Dave Ramsey recommends that you only need term life insurance for a specific period while others are financially dependent on your income, advising a policy worth 10 to 12 times your annual income.
Dave Ramsey's Core Life Insurance Philosophy
Ramsey's approach to life insurance is straightforward and rooted in his financial principles. He views life insurance as a temporary tool to protect your loved ones financially during the years they rely on your income. Once you are debt-free, have a fully funded emergency fund, and sufficient investments, the need for life insurance diminishes.
Here are the key recommendations:
- Who Needs It?
- Anyone who has people financially depending on their income. This typically includes parents, primary breadwinners, or individuals with significant financial obligations (like a mortgage or children's education costs) that would fall to others if they were no longer able to provide.
- When Do You Need It?
- Only for a limited time, specifically while you have financial dependents. As your children grow, become independent, and your wealth accumulates, your need for life insurance should decrease and eventually disappear.
- What Kind of Policy?
- Term Life Insurance: This is the only type of life insurance Dave Ramsey recommends. Term life insurance covers you for a specific period (e.g., 10, 15, 20 years) and pays out a death benefit if you pass away during that term. It's generally much more affordable than permanent life insurance policies because it doesn't accumulate cash value.

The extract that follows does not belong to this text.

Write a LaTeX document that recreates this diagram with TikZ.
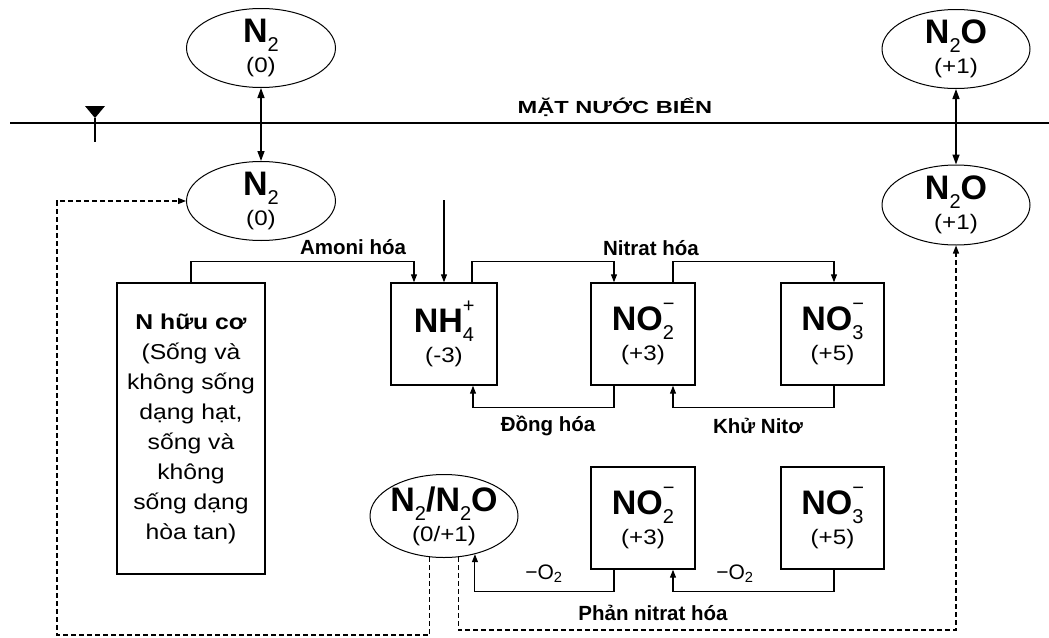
\documentclass[tikz,border=0pt]{standalone}
\usepackage{fontspec}
\setmainfont{Liberation Sans}
\newfontfamily\widefont[FakeStretch=1.15]{Liberation Sans}
\newfontfamily\widerfont[FakeStretch=1.35]{Liberation Sans}
\usepackage{tikz}
\usetikzlibrary{positioning,arrows.meta,shapes.geometric}
\newcommand\chsub[1]{\raisebox{-0.27em}{\fontsize{20}{20}\selectfont\mdseries #1}}
\newcommand\chion[2]{\makebox[0pt][l]{\raisebox{0.6em}{\fontsize{20}{20}\selectfont\mdseries #2}}\chsub{#1}}
\newcommand\formula[1]{{\normalfont\fontsize{34}{34}\selectfont\bfseries #1}}

\begin{document}
\begin{tikzpicture}[x=1pt,y=-1pt,>={Triangle[length=8pt,width=6pt]},
  gasell/.style={draw,ellipse,line width=1pt,inner xsep=-7pt,inner ysep=-7pt,minimum width=149pt,minimum height=79pt,align=center,font=\widefont\fontsize{21}{30}\selectfont},
  ionbox/.style={draw,rectangle,line width=1.4pt,inner sep=0pt,minimum width=104pt,minimum height=102pt,align=center,font=\widefont\fontsize{21}{30}\selectfont},
  flow/.style={->,line width=1.1pt},
  gasflow/.style={{Triangle[length=10pt,width=7pt]}-{Triangle[length=10pt,width=7pt]},line width=1.4pt},
  loop/.style={->,line width=1.2pt,dash pattern=on 5pt off 3pt},
  proc/.style={font=\fontsize{20.5}{24}\selectfont\bfseries}]
\useasboundingbox (0,0) rectangle (1049,637);
% ---------- sea surface ----------
\coordinate (seaw) at (10,123);
\coordinate (seae) at (1049,123);
\draw[line width=1.6pt] (seaw) -- (seae);
\fill (85,106) -- (105,106) -- (95,118) -- cycle;
\draw[line width=1.2pt] (95,118) -- (95,142);
\node[font=\widerfont\fontsize{17.5}{20}\selectfont\bfseries] (lblsea) at (615,107) {MẶT NƯỚC BIỂN};
% ---------- gases ----------
\node[gasell] (n2air) at (261,48) {\formula{N\chsub{2}}\\(0)};
\node[gasell] (n2sea) at (261,201) {\formula{N\chsub{2}}\\(0)};
\node[gasell,minimum width=148pt] (n2oair) at (956,49) {\formula{N\chsub{2}O}\\(+1)};
\node[gasell,minimum width=148pt,minimum height=80pt] (n2osea) at (956,205) {\formula{N\chsub{2}O}\\(+1)};
\draw[gasflow] (n2air) -- (n2sea);
\draw[gasflow] (n2oair) -- (n2osea);
% ---------- upper cycle ----------
\node[ionbox,minimum width=148pt,minimum height=291pt,font=\widefont\fontsize{21.5}{30}\selectfont] (norg) at (191,428.5) {\textbf{N hữu cơ}\\(Sống và\\không sống\\dạng hạt,\\sống và\\không\\sống dạng\\hòa tan)};
\node[ionbox,minimum width=106pt] (nh4) at (444,334) {\formula{NH\chion{4}{+}}\\(-3)};
\node[ionbox] (no2) at (643,334) {\formula{NO\chion{2}{−}}\\(+3)};
\node[ionbox,minimum width=103pt] (no3) at (832.5,334) {\formula{NO\chion{3}{−}}\\(+5)};
\coordinate (nsrc) at (444,200);
\draw[flow] (nsrc) -- (nh4.north);
\draw[flow] (norg.north) -- ++(0,-21) -| ([xshift=-30pt]nh4.north);
\draw[flow] ([xshift=28pt]nh4.north) -- ++(0,-21) -| ([xshift=-29pt]no2.north);
\draw[flow] ([xshift=30pt]no2.north) -- ++(0,-21) -| ([xshift=1.5pt]no3.north);
\draw[flow] ([xshift=-29pt]no2.south) -- ++(0,22) -| ([xshift=29pt]nh4.south);
\draw[flow] ([xshift=1.5pt]no3.south) -- ++(0,22) -| ([xshift=30pt]no2.south);
\node[proc] (lblamoni) at (353,247) {Amoni hóa};
\node[proc] (lblnitrat) at (651,248) {Nitrat hóa};
\node[proc] (lbldong) at (548,426) {Đồng hóa};
\node[proc] (lblkhu) at (758,426) {Khử Nitơ};
% ---------- denitrification ----------
\node[gasell,minimum width=148pt,minimum height=83pt] (mix) at (444,516) {\formula{N\chsub{2}/N\chsub{2}O}\\(0/+1)};
\node[ionbox] (no2b) at (643,518) {\formula{NO\chion{2}{−}}\\(+3)};
\node[ionbox,minimum width=103pt] (no3b) at (832.5,518) {\formula{NO\chion{3}{−}}\\(+5)};
\draw[flow] ([xshift=-29pt]no2b.south) -- ++(0,22) -| (mix.-51);
\draw[flow] ([xshift=1.5pt]no3b.south) -- ++(0,22) -| ([xshift=30pt]no2b.south);
\node[font=\fontsize{21}{24}\selectfont] (lbloxa) at (544,574) {−O\textsubscript{2}};
\node[font=\fontsize{21}{24}\selectfont] (lbloxb) at (735,574) {−O\textsubscript{2}};
\node[proc] (lblphan) at (653,613) {Phản nitrat hóa};
% ---------- return to gases ----------
\coordinate (loopl) at (57,635);
\coordinate (loopr) at (n2osea.south |- 0,630);
\draw[loop] (mix.-109) |- (loopl) |- (n2sea.west);
\draw[loop] (mix.-71) |- (loopr) -- (n2osea.south);
\end{tikzpicture}
\end{document}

- Avoid Permanent Policies: He strongly advises against whole life, universal life, or other cash-value permanent policies. His reasoning is that these policies are significantly more expensive and combine insurance with a sub-optimal investment vehicle, which complicates your financial plan and offers lower returns compared to investing separately.
- How Much Coverage?
- 10–12 Times Your Annual Income: This range is designed to provide enough financial support to your dependents to replace your lost income for many years, helping them maintain their lifestyle, pay off debts, and cover future expenses like college tuition.
- How Long Should the Term Be?
- 10–20 Years: The recommended term length should align with the period your dependents will rely on your income. For example, if you have young children, a 20-year policy might cover them until they are adults. If you're closer to retirement and your children are almost grown, a shorter 10 or 15-year term might suffice.
Why Term Life Insurance?
Dave Ramsey advocates for term life insurance because it is pure insurance without the added complexities or costs of investment components found in permanent policies. He believes that your insurance needs are temporary, therefore your insurance solution should also be temporary.
Key Benefits of Term Life Insurance (According to Ramsey):
- Simplicity: It's easy to understand. You pay a premium for a set period, and if you die within that period, your beneficiaries receive a specific amount.
- Affordability: It's significantly cheaper than permanent life insurance, allowing you to save and invest the difference in separate, higher-growth investment vehicles like mutual funds.
- Focused Protection: It provides a financial safety net precisely when it's needed most, during your prime earning years when your family relies on your income.
Summary of Dave Ramsey's Life Insurance Recommendations
Aspect | Dave Ramsey's Recommendation | Explanation |
---|---|---|
Type of Policy | Term Life Insurance (e.g., 10, 15, 20 years) | Only covers you for a specific period; no cash value or investment component. |
Policy Length | 10–20 years | Aligns with the period you have dependents relying on your income. |
Coverage Amount | 10–12 times your annual income | Provides sufficient income replacement for your family. |
When to Buy | When you have financial dependents (children, spouse, etc.) | Life insurance is for income replacement, not a permanent financial tool. |
When to Stop | When dependents are self-sufficient and you are self-insured | As wealth grows and dependents become independent, the need diminishes. |
Policies to Avoid | Whole Life, Universal Life, Variable Life, etc. | Too expensive, complex, and combine insurance with poor investment returns. |
By following these guidelines, you can ensure your loved ones are protected without overpaying for unnecessary coverage or bundling insurance with investments.